- Stated problem
Produce nothing but an exact copy of the lines from the one containing "What TikZ code" through the one containing "(p3v) at (1415,996)", and do not carry over pictures.

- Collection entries
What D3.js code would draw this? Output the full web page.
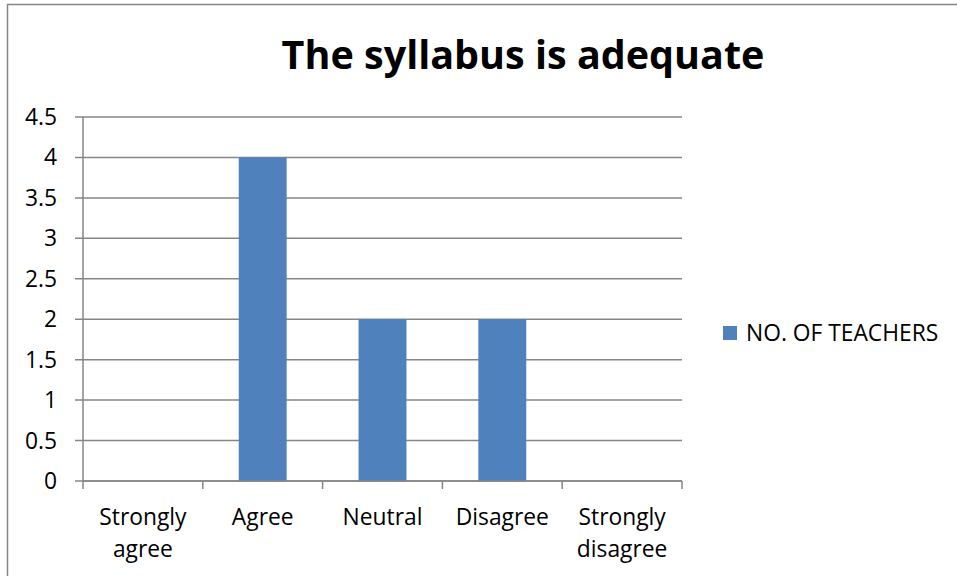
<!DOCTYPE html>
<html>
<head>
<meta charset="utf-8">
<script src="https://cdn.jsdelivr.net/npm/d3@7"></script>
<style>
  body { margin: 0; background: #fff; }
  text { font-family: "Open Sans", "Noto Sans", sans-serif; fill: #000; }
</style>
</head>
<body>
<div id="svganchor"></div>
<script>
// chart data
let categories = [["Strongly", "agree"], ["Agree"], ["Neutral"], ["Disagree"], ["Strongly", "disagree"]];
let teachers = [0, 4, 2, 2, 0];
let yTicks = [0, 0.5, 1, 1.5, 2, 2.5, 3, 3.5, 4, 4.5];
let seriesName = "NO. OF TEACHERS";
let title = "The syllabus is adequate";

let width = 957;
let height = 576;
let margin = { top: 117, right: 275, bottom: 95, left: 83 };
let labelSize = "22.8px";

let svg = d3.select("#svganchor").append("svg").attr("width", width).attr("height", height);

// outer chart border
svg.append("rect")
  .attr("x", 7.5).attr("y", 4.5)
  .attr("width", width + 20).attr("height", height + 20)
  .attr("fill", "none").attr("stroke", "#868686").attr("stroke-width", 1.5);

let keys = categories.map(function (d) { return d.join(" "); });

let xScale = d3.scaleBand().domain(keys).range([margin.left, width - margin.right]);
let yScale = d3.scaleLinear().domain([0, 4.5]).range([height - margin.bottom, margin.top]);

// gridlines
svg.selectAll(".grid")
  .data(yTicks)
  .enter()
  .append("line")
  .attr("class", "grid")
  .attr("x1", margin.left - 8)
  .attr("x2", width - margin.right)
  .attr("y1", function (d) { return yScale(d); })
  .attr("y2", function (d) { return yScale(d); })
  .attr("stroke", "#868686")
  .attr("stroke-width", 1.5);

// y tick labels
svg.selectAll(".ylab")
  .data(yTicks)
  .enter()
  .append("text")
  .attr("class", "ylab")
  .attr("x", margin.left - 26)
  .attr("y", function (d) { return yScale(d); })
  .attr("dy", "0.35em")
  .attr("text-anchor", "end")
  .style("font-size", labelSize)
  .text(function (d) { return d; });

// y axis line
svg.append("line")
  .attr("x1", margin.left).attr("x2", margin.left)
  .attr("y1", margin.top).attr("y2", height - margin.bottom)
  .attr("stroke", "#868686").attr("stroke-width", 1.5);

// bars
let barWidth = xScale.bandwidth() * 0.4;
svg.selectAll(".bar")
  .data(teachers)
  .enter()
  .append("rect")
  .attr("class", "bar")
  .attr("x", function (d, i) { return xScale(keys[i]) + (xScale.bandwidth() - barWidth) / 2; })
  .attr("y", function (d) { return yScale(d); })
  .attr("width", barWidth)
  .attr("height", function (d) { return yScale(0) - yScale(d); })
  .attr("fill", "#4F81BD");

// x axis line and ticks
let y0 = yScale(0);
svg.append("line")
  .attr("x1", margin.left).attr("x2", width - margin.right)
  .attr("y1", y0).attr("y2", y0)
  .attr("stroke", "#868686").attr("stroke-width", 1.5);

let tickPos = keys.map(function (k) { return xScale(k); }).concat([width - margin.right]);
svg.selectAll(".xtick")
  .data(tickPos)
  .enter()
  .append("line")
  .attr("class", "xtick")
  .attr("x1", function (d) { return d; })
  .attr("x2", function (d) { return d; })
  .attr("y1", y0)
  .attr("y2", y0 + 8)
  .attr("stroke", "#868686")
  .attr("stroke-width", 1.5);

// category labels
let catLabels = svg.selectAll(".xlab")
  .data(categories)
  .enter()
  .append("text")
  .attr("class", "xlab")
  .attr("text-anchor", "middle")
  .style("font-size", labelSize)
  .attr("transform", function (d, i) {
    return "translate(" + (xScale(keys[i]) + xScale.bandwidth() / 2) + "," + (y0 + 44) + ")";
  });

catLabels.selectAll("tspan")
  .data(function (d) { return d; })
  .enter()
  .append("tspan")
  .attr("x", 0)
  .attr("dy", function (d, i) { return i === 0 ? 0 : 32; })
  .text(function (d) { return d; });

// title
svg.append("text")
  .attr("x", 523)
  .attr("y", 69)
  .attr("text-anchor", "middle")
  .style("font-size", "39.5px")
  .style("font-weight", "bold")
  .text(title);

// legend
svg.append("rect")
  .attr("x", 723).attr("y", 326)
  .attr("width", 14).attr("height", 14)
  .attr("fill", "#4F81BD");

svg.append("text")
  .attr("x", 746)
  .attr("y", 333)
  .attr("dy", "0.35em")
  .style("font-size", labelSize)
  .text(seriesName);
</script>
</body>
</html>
---
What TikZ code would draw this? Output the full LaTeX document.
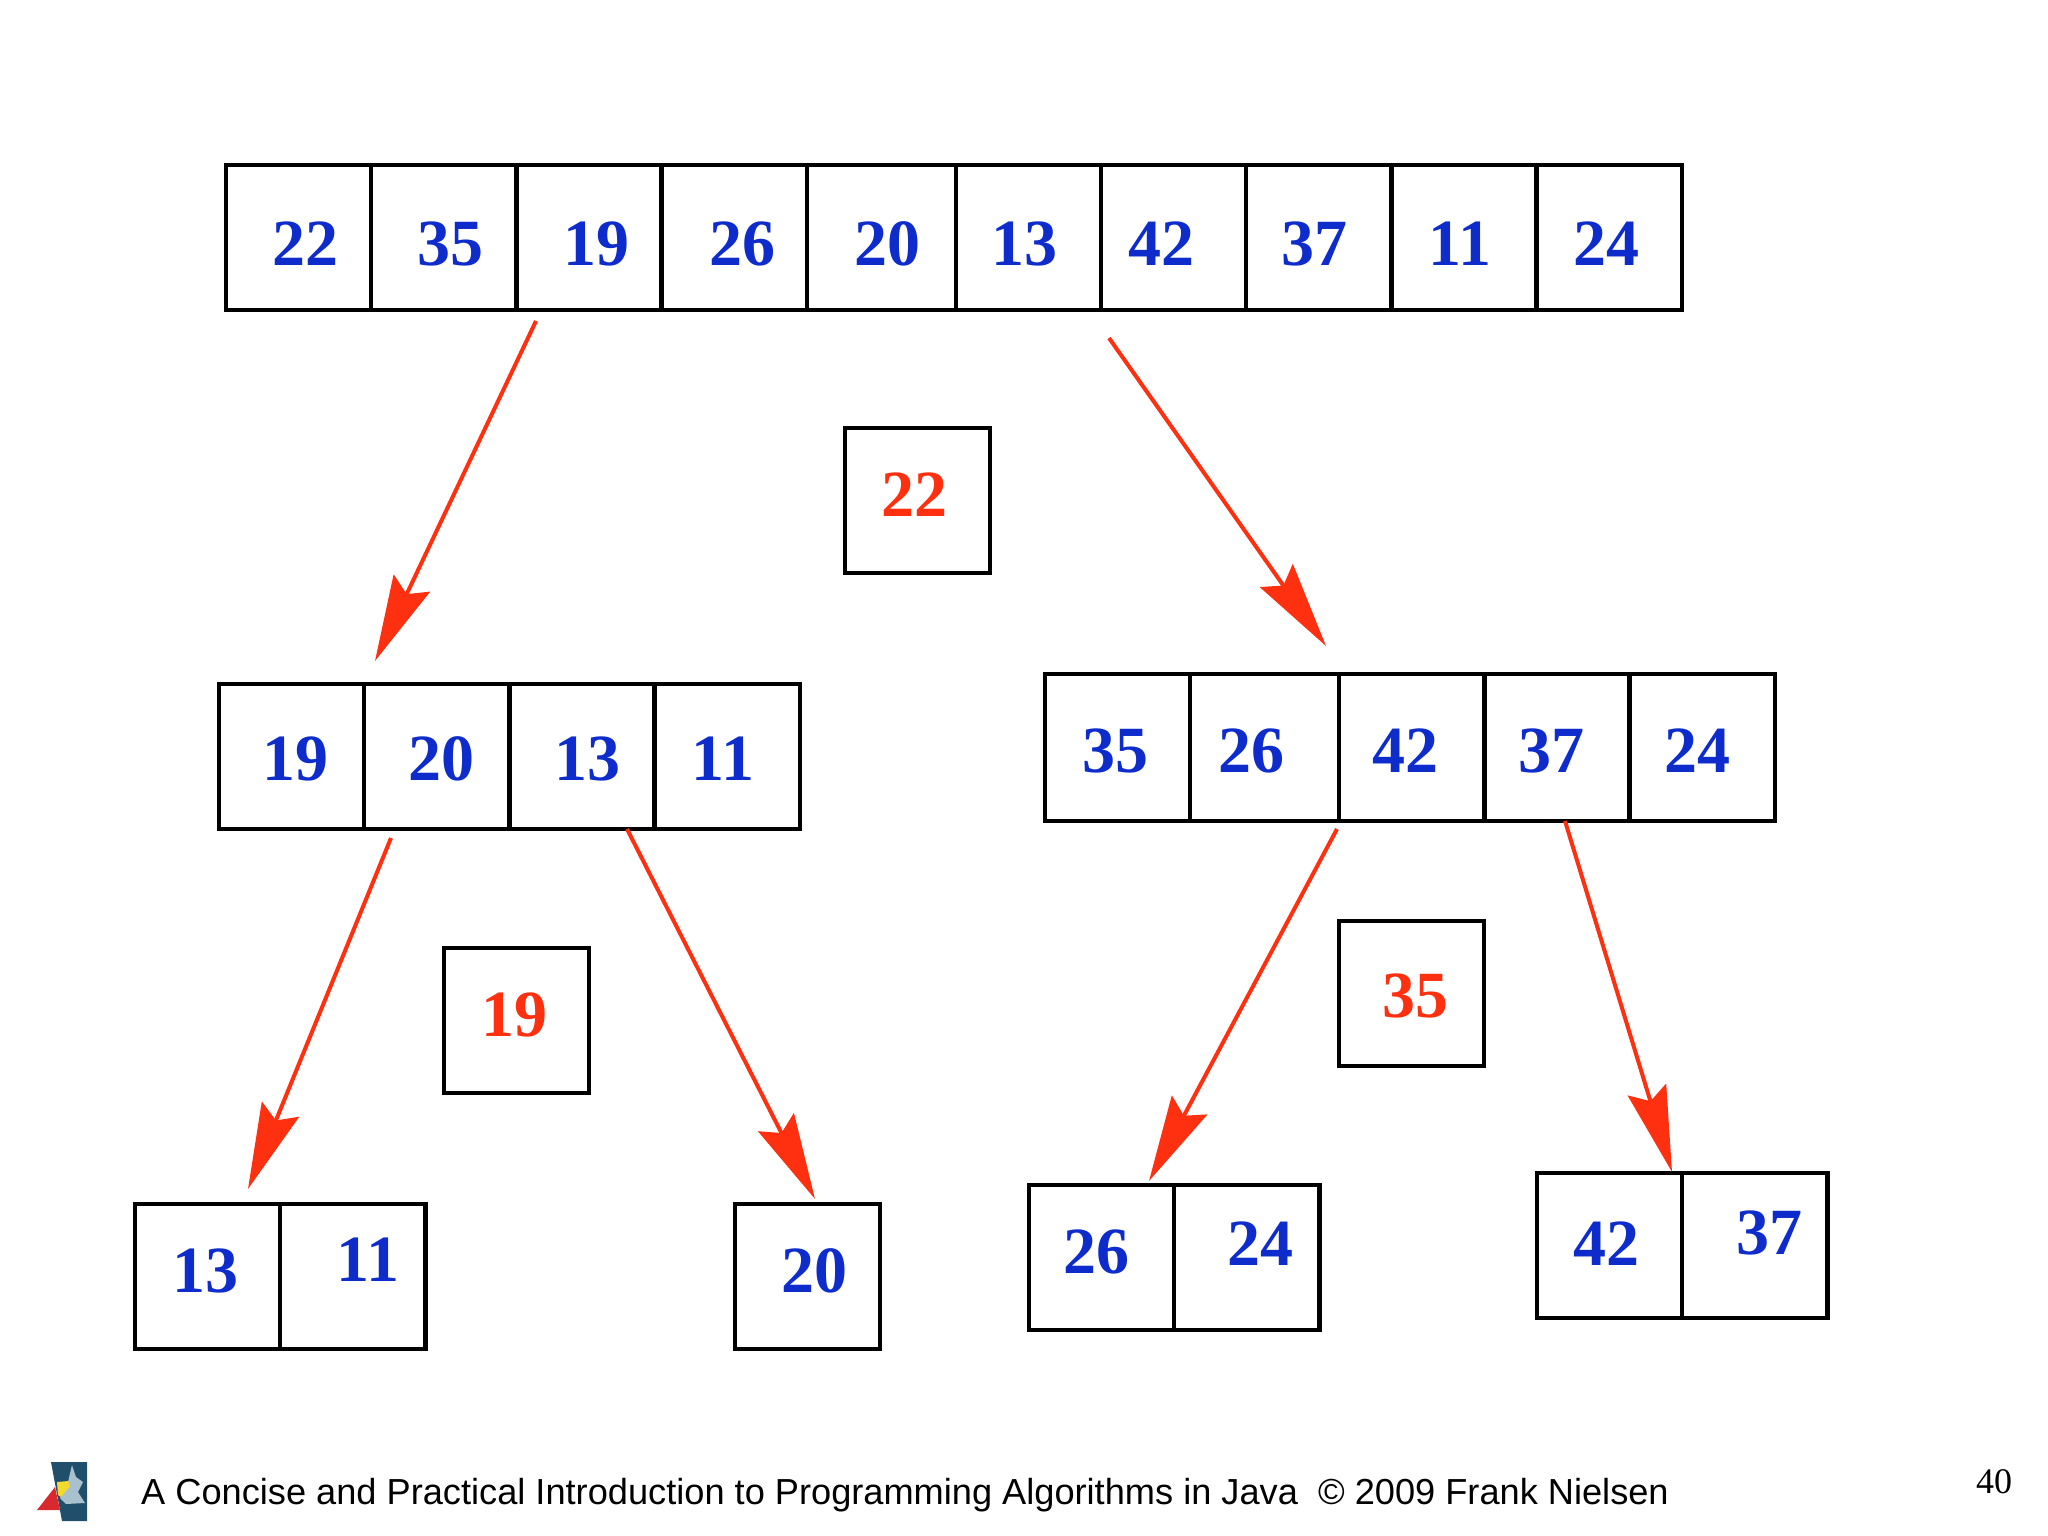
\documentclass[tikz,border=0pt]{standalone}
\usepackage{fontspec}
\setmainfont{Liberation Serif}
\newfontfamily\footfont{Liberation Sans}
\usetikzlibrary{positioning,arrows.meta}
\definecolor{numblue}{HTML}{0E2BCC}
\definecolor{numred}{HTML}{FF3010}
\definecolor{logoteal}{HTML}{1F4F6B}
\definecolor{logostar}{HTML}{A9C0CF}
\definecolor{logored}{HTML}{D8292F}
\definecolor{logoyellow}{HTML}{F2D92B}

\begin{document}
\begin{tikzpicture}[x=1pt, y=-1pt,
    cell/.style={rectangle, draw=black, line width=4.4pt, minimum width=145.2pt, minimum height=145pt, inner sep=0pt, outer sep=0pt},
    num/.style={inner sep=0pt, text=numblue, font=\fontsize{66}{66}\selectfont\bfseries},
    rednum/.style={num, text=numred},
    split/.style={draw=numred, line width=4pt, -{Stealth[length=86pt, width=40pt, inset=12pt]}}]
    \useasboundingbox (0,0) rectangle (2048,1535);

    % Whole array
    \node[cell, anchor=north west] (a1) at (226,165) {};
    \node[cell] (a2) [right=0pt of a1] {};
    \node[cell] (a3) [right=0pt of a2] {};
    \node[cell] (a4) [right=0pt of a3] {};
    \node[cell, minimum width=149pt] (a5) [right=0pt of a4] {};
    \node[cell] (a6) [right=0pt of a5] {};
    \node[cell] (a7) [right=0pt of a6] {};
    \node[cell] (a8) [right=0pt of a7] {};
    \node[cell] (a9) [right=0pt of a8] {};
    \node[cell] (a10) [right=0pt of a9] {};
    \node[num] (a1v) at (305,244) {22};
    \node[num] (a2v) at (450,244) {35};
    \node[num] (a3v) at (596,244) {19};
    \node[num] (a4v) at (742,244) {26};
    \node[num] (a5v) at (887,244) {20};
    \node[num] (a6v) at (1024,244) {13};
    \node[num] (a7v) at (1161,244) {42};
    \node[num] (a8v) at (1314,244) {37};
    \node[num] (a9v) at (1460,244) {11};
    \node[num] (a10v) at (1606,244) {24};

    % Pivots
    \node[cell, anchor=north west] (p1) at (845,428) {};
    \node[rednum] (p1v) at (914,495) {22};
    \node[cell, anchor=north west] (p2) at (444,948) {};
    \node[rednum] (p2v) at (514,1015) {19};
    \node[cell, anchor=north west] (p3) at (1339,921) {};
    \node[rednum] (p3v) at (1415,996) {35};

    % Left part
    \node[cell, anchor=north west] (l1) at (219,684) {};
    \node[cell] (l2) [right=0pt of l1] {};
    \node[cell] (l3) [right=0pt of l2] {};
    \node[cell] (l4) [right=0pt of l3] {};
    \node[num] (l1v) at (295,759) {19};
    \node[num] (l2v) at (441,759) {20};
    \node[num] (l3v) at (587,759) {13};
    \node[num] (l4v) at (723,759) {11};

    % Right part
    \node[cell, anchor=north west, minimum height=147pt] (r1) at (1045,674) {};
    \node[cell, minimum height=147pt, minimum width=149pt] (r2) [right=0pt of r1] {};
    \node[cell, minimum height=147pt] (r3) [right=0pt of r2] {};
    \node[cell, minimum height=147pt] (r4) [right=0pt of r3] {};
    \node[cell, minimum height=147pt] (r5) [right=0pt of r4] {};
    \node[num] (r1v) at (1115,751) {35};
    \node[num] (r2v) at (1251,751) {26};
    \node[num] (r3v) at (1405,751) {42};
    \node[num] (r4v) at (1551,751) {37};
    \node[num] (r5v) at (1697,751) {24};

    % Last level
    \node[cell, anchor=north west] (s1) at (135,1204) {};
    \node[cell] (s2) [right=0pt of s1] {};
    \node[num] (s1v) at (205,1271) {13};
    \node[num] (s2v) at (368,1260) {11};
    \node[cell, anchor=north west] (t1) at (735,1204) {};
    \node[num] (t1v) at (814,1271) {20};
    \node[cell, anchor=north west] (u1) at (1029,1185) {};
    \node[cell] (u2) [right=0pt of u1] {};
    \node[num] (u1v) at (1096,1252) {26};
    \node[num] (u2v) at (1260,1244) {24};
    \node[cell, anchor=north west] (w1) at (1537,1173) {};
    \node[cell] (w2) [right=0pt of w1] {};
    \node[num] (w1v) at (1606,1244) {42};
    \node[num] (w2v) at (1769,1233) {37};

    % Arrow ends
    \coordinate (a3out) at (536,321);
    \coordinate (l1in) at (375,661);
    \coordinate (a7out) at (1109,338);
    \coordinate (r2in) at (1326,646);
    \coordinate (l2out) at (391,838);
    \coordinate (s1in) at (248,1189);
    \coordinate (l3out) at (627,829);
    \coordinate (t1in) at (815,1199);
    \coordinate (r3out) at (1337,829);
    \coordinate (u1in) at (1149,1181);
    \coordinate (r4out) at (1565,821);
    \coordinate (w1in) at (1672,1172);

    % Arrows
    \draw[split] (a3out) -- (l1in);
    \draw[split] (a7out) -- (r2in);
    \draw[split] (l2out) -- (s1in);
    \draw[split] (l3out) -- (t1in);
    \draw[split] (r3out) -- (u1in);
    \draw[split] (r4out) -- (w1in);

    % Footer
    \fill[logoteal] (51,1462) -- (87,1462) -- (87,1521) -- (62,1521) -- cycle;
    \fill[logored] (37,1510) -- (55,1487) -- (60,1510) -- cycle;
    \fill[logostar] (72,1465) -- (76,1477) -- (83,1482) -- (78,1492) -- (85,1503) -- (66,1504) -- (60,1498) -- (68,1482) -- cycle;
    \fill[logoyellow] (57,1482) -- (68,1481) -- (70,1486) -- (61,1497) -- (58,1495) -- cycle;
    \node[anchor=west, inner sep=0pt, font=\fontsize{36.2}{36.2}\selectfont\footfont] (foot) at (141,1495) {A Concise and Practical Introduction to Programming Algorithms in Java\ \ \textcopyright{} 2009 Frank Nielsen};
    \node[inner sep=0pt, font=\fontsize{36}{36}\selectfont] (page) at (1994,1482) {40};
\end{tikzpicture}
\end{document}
---
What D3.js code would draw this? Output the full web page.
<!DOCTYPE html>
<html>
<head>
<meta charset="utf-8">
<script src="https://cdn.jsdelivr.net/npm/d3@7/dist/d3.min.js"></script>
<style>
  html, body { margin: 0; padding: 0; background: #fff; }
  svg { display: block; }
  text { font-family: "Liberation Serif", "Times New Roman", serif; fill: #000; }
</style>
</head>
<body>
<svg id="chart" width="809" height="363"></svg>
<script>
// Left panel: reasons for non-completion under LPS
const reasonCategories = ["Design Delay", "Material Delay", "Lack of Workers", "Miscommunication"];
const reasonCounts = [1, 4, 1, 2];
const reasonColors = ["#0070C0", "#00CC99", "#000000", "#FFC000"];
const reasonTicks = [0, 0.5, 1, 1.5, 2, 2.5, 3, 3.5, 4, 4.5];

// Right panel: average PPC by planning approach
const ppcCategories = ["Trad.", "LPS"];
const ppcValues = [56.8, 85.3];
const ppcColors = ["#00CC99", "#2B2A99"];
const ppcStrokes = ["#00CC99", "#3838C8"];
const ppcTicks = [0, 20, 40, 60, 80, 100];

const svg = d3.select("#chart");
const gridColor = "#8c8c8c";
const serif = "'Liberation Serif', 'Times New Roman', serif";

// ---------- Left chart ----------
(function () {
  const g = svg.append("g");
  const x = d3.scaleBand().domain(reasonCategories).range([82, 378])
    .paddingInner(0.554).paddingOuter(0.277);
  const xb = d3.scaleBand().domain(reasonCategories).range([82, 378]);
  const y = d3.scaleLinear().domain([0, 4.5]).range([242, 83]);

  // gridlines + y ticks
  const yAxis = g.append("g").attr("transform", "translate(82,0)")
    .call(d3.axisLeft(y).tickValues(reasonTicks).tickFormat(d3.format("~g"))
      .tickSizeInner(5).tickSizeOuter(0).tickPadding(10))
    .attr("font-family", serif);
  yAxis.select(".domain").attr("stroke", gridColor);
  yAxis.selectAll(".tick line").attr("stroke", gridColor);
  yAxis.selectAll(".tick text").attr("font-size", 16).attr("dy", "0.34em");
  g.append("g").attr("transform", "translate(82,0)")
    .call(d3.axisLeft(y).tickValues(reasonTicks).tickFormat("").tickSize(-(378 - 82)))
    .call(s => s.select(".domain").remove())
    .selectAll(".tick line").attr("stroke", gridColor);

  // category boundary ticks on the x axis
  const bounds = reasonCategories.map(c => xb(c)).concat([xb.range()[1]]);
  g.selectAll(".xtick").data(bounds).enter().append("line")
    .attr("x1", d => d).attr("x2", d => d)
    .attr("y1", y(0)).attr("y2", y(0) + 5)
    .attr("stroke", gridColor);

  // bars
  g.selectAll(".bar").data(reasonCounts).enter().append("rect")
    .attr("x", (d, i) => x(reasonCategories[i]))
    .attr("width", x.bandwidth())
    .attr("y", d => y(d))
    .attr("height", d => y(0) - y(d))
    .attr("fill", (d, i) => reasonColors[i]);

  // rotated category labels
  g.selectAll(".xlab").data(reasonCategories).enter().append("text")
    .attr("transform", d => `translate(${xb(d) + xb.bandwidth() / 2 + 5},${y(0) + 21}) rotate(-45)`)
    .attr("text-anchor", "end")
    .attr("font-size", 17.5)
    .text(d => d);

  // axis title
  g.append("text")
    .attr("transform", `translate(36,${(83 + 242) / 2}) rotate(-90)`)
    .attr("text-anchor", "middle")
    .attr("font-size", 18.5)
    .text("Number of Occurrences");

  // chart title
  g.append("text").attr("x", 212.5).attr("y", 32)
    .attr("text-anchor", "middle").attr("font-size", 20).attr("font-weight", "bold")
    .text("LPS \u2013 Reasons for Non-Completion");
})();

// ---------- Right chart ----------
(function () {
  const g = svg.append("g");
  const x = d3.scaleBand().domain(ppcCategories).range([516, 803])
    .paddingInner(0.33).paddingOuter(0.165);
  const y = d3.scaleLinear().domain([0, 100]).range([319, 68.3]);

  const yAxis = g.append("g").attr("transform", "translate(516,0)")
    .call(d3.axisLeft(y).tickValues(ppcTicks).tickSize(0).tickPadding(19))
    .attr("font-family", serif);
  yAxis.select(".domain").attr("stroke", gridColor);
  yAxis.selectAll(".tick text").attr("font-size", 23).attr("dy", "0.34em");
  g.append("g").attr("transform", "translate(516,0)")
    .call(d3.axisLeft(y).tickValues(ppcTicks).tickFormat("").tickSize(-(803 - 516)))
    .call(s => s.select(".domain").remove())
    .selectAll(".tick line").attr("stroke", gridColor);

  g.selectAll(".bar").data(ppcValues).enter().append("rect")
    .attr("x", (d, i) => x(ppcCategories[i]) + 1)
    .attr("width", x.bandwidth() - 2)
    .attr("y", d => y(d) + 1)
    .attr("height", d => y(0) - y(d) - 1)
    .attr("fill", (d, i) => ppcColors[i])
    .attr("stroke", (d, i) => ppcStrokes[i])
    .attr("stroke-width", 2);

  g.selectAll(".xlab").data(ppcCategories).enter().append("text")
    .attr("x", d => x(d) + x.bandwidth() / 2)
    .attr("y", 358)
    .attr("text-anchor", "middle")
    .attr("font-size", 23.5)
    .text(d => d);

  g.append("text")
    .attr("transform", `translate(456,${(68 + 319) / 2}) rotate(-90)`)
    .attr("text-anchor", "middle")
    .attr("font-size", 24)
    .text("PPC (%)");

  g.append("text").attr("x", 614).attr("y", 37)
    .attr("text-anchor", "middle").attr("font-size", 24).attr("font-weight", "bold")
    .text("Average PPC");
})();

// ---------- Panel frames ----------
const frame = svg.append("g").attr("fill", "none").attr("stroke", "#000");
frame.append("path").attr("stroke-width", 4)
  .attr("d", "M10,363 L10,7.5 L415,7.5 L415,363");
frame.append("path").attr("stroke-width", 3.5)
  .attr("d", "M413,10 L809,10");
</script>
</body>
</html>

- Response to the exercise
What TikZ code would draw this? Output the full LaTeX document.
\documentclass[tikz,border=0pt]{standalone}
\usepackage{fontspec}
\setmainfont{Liberation Serif}
\newfontfamily\footfont{Liberation Sans}
\usetikzlibrary{positioning,arrows.meta}
\definecolor{numblue}{HTML}{0E2BCC}
\definecolor{numred}{HTML}{FF3010}
\definecolor{logoteal}{HTML}{1F4F6B}
\definecolor{logostar}{HTML}{A9C0CF}
\definecolor{logored}{HTML}{D8292F}
\definecolor{logoyellow}{HTML}{F2D92B}

\begin{document}
\begin{tikzpicture}[x=1pt, y=-1pt,
    cell/.style={rectangle, draw=black, line width=4.4pt, minimum width=145.2pt, minimum height=145pt, inner sep=0pt, outer sep=0pt},
    num/.style={inner sep=0pt, text=numblue, font=\fontsize{66}{66}\selectfont\bfseries},
    rednum/.style={num, text=numred},
    split/.style={draw=numred, line width=4pt, -{Stealth[length=86pt, width=40pt, inset=12pt]}}]
    \useasboundingbox (0,0) rectangle (2048,1535);

    % Whole array
    \node[cell, anchor=north west] (a1) at (226,165) {};
    \node[cell] (a2) [right=0pt of a1] {};
    \node[cell] (a3) [right=0pt of a2] {};
    \node[cell] (a4) [right=0pt of a3] {};
    \node[cell, minimum width=149pt] (a5) [right=0pt of a4] {};
    \node[cell] (a6) [right=0pt of a5] {};
    \node[cell] (a7) [right=0pt of a6] {};
    \node[cell] (a8) [right=0pt of a7] {};
    \node[cell] (a9) [right=0pt of a8] {};
    \node[cell] (a10) [right=0pt of a9] {};
    \node[num] (a1v) at (305,244) {22};
    \node[num] (a2v) at (450,244) {35};
    \node[num] (a3v) at (596,244) {19};
    \node[num] (a4v) at (742,244) {26};
    \node[num] (a5v) at (887,244) {20};
    \node[num] (a6v) at (1024,244) {13};
    \node[num] (a7v) at (1161,244) {42};
    \node[num] (a8v) at (1314,244) {37};
    \node[num] (a9v) at (1460,244) {11};
    \node[num] (a10v) at (1606,244) {24};

    % Pivots
    \node[cell, anchor=north west] (p1) at (845,428) {};
    \node[rednum] (p1v) at (914,495) {22};
    \node[cell, anchor=north west] (p2) at (444,948) {};
    \node[rednum] (p2v) at (514,1015) {19};
    \node[cell, anchor=north west] (p3) at (1339,921) {};
    \node[rednum] (p3v) at (1415,996) {35};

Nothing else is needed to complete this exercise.